You sometimes hear of people who have given their house to children while they are still alive, or who say they’ve done it.
Those people often think it’s a clever way of avoiding inheritance tax or care fees or both. In fact, neither is true.
Inheritance tax and market rent
If you give your property to your children and still continue to live in it, you cannot avoid inheritance tax. Inheritance tax is calculated on the value of your estate. This includes assets you have given away but are still using or “enjoying the benefit of”. In tax language, it’s called a Gift With Reservation (GWR). If you are still living in it, you are still enjoying the benefit of your house.
One way of getting around this is to pay a market rent, which is regularly reviewed to the new owners.

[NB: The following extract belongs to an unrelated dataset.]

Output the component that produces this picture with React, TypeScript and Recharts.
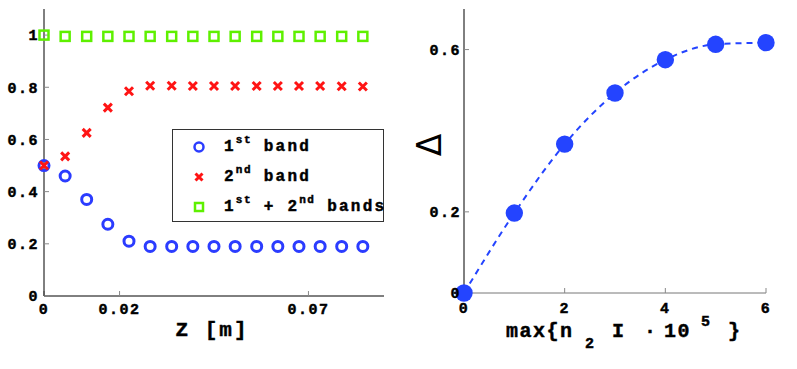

It can’t be a nominal rent, it must be what other people would pay to rent a similar house. In other words, it would be very expensive!
Care fees and deliberate deprivation
If you ever need to go into care, your local council will carry out a means assessment to find out how much you’ve got. If that’s more than £23,250 under the current rules, you have to fund the full cost of care yourself. Councils will provide some funding below this threshold and then will fully fund your care when you’re down to your last £14,250.
If there is no one left living in the house, the council can sell it to recoup your care fees. So why not just give it away to your children before then?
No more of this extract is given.